=== AVAILABLE RECORDS ===

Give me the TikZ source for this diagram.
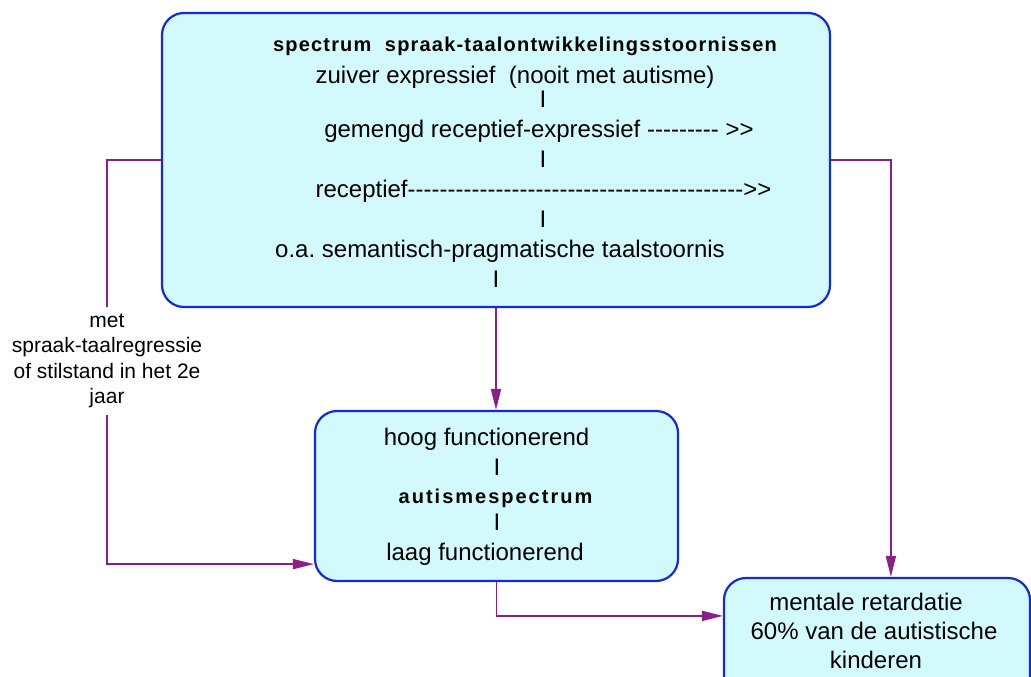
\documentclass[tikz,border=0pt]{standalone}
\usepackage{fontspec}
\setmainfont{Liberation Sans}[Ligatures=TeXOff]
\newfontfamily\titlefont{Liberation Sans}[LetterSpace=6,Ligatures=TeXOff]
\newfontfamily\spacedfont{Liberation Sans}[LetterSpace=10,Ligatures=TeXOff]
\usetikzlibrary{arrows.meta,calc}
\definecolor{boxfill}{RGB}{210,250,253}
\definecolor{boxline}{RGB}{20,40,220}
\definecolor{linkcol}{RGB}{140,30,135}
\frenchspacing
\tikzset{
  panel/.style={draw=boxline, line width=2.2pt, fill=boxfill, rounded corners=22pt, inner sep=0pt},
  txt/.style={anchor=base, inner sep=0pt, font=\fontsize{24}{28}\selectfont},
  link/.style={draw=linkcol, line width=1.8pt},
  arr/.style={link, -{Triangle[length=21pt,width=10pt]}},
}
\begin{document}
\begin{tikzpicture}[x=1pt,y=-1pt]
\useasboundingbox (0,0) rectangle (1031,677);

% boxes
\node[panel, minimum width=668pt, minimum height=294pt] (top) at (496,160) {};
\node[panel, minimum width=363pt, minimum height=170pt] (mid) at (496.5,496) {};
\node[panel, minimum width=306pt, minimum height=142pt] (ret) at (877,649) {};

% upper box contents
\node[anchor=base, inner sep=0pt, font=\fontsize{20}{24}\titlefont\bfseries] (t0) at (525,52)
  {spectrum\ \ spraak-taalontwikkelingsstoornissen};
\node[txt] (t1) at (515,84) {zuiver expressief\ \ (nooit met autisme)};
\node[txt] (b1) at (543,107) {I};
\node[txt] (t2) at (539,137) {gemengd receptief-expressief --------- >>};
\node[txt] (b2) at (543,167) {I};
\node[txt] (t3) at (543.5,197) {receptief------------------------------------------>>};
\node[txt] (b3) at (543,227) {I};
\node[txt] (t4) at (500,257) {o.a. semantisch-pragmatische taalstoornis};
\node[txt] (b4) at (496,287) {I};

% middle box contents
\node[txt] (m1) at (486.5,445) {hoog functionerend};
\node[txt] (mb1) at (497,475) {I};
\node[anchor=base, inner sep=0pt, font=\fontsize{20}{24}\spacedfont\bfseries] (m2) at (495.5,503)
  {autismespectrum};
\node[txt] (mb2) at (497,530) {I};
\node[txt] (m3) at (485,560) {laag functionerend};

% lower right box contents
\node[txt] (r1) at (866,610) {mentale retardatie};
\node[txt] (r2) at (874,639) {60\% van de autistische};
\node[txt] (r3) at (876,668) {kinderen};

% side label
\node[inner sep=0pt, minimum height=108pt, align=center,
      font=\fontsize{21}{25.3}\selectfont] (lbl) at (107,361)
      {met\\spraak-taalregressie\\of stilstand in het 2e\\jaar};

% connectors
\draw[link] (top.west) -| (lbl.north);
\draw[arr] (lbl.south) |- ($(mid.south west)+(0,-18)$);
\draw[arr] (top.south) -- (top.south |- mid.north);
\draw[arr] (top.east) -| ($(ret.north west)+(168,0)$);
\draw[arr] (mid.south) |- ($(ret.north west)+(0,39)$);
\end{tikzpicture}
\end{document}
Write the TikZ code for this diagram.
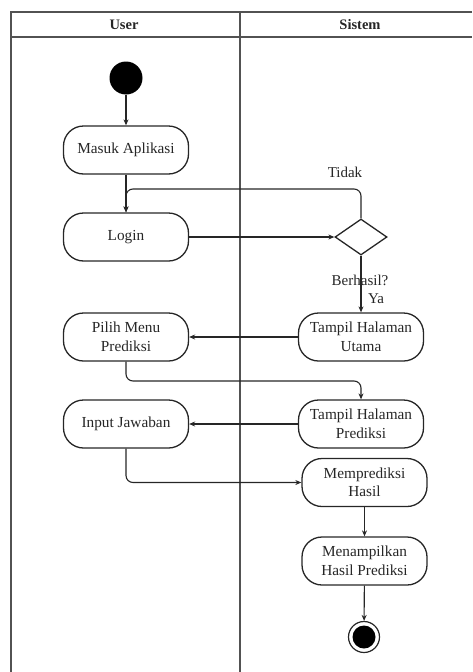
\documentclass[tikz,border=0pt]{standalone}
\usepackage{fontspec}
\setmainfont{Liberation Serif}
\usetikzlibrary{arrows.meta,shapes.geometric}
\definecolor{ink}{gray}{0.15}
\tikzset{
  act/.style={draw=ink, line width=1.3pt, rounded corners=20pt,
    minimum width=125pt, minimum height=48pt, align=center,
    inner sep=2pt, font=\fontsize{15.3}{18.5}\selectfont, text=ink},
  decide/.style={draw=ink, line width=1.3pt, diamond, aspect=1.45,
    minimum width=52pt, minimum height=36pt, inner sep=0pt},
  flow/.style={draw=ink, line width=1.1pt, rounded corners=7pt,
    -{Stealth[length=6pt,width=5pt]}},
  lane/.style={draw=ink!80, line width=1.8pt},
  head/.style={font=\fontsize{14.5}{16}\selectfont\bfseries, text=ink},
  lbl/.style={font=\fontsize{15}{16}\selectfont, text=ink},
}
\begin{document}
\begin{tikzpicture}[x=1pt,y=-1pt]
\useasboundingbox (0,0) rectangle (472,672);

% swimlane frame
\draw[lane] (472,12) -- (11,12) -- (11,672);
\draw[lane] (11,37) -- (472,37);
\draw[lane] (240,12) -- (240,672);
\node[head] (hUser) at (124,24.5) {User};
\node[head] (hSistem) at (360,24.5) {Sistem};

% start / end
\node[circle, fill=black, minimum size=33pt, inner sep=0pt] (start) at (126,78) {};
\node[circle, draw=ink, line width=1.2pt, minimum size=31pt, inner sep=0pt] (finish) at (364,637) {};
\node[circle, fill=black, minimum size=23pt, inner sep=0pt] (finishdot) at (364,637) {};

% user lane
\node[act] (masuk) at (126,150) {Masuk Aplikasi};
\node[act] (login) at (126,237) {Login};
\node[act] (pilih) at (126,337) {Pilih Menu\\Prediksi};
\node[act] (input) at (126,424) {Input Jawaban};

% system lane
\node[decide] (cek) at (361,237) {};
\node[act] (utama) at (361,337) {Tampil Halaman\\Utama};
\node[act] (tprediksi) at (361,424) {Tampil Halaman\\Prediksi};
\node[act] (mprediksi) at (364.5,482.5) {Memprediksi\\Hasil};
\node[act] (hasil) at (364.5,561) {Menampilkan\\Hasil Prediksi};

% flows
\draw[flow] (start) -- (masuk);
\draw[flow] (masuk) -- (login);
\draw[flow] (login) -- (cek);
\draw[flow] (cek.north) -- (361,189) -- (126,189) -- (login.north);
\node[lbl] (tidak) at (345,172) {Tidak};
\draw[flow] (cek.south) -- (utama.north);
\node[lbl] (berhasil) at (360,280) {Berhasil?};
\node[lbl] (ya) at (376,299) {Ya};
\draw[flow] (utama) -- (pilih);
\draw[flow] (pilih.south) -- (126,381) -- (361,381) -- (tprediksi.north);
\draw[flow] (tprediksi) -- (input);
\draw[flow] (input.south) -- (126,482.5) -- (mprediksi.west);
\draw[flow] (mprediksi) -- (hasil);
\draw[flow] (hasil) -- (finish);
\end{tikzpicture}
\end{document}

=== THE PROBLEM ===
Give back each entry exactly as it appears, with no pictures.

=== COMPLETED TASK ===
Give me the TikZ source for this diagram.
\documentclass[tikz,border=0pt]{standalone}
\usepackage{fontspec}
\setmainfont{Liberation Sans}[Ligatures=TeXOff]
\newfontfamily\titlefont{Liberation Sans}[LetterSpace=6,Ligatures=TeXOff]
\newfontfamily\spacedfont{Liberation Sans}[LetterSpace=10,Ligatures=TeXOff]
\usetikzlibrary{arrows.meta,calc}
\definecolor{boxfill}{RGB}{210,250,253}
\definecolor{boxline}{RGB}{20,40,220}
\definecolor{linkcol}{RGB}{140,30,135}
\frenchspacing
\tikzset{
  panel/.style={draw=boxline, line width=2.2pt, fill=boxfill, rounded corners=22pt, inner sep=0pt},
  txt/.style={anchor=base, inner sep=0pt, font=\fontsize{24}{28}\selectfont},
  link/.style={draw=linkcol, line width=1.8pt},
  arr/.style={link, -{Triangle[length=21pt,width=10pt]}},
}
\begin{document}
\begin{tikzpicture}[x=1pt,y=-1pt]
\useasboundingbox (0,0) rectangle (1031,677);

% boxes
\node[panel, minimum width=668pt, minimum height=294pt] (top) at (496,160) {};
\node[panel, minimum width=363pt, minimum height=170pt] (mid) at (496.5,496) {};
\node[panel, minimum width=306pt, minimum height=142pt] (ret) at (877,649) {};

% upper box contents
\node[anchor=base, inner sep=0pt, font=\fontsize{20}{24}\titlefont\bfseries] (t0) at (525,52)
  {spectrum\ \ spraak-taalontwikkelingsstoornissen};
\node[txt] (t1) at (515,84) {zuiver expressief\ \ (nooit met autisme)};
\node[txt] (b1) at (543,107) {I};
\node[txt] (t2) at (539,137) {gemengd receptief-expressief --------- >>};
\node[txt] (b2) at (543,167) {I};
\node[txt] (t3) at (543.5,197) {receptief------------------------------------------>>};
\node[txt] (b3) at (543,227) {I};
\node[txt] (t4) at (500,257) {o.a. semantisch-pragmatische taalstoornis};
\node[txt] (b4) at (496,287) {I};

% middle box contents
\node[txt] (m1) at (486.5,445) {hoog functionerend};
\node[txt] (mb1) at (497,475) {I};
\node[anchor=base, inner sep=0pt, font=\fontsize{20}{24}\spacedfont\bfseries] (m2) at (495.5,503)
  {autismespectrum};
\node[txt] (mb2) at (497,530) {I};
\node[txt] (m3) at (485,560) {laag functionerend};

% lower right box contents
\node[txt] (r1) at (866,610) {mentale retardatie};
\node[txt] (r2) at (874,639) {60\% van de autistische};
\node[txt] (r3) at (876,668) {kinderen};

% side label
\node[inner sep=0pt, minimum height=108pt, align=center,
      font=\fontsize{21}{25.3}\selectfont] (lbl) at (107,361)
      {met\\spraak-taalregressie\\of stilstand in het 2e\\jaar};

% connectors
\draw[link] (top.west) -| (lbl.north);
\draw[arr] (lbl.south) |- ($(mid.south west)+(0,-18)$);
\draw[arr] (top.south) -- (top.south |- mid.north);
\draw[arr] (top.east) -| ($(ret.north west)+(168,0)$);
\draw[arr] (mid.south) |- ($(ret.north west)+(0,39)$);
\end{tikzpicture}
\end{document}
Write the TikZ code for this diagram.
\documentclass[tikz,border=0pt]{standalone}
\usepackage{fontspec}
\setmainfont{Liberation Serif}
\usetikzlibrary{arrows.meta,shapes.geometric}
\definecolor{ink}{gray}{0.15}
\tikzset{
  act/.style={draw=ink, line width=1.3pt, rounded corners=20pt,
    minimum width=125pt, minimum height=48pt, align=center,
    inner sep=2pt, font=\fontsize{15.3}{18.5}\selectfont, text=ink},
  decide/.style={draw=ink, line width=1.3pt, diamond, aspect=1.45,
    minimum width=52pt, minimum height=36pt, inner sep=0pt},
  flow/.style={draw=ink, line width=1.1pt, rounded corners=7pt,
    -{Stealth[length=6pt,width=5pt]}},
  lane/.style={draw=ink!80, line width=1.8pt},
  head/.style={font=\fontsize{14.5}{16}\selectfont\bfseries, text=ink},
  lbl/.style={font=\fontsize{15}{16}\selectfont, text=ink},
}
\begin{document}
\begin{tikzpicture}[x=1pt,y=-1pt]
\useasboundingbox (0,0) rectangle (472,672);

% swimlane frame
\draw[lane] (472,12) -- (11,12) -- (11,672);
\draw[lane] (11,37) -- (472,37);
\draw[lane] (240,12) -- (240,672);
\node[head] (hUser) at (124,24.5) {User};
\node[head] (hSistem) at (360,24.5) {Sistem};

% start / end
\node[circle, fill=black, minimum size=33pt, inner sep=0pt] (start) at (126,78) {};
\node[circle, draw=ink, line width=1.2pt, minimum size=31pt, inner sep=0pt] (finish) at (364,637) {};
\node[circle, fill=black, minimum size=23pt, inner sep=0pt] (finishdot) at (364,637) {};

% user lane
\node[act] (masuk) at (126,150) {Masuk Aplikasi};
\node[act] (login) at (126,237) {Login};
\node[act] (pilih) at (126,337) {Pilih Menu\\Prediksi};
\node[act] (input) at (126,424) {Input Jawaban};

% system lane
\node[decide] (cek) at (361,237) {};
\node[act] (utama) at (361,337) {Tampil Halaman\\Utama};
\node[act] (tprediksi) at (361,424) {Tampil Halaman\\Prediksi};
\node[act] (mprediksi) at (364.5,482.5) {Memprediksi\\Hasil};
\node[act] (hasil) at (364.5,561) {Menampilkan\\Hasil Prediksi};

% flows
\draw[flow] (start) -- (masuk);
\draw[flow] (masuk) -- (login);
\draw[flow] (login) -- (cek);
\draw[flow] (cek.north) -- (361,189) -- (126,189) -- (login.north);
\node[lbl] (tidak) at (345,172) {Tidak};
\draw[flow] (cek.south) -- (utama.north);
\node[lbl] (berhasil) at (360,280) {Berhasil?};
\node[lbl] (ya) at (376,299) {Ya};
\draw[flow] (utama) -- (pilih);
\draw[flow] (pilih.south) -- (126,381) -- (361,381) -- (tprediksi.north);
\draw[flow] (tprediksi) -- (input);
\draw[flow] (input.south) -- (126,482.5) -- (mprediksi.west);
\draw[flow] (mprediksi) -- (hasil);
\draw[flow] (hasil) -- (finish);
\end{tikzpicture}
\end{document}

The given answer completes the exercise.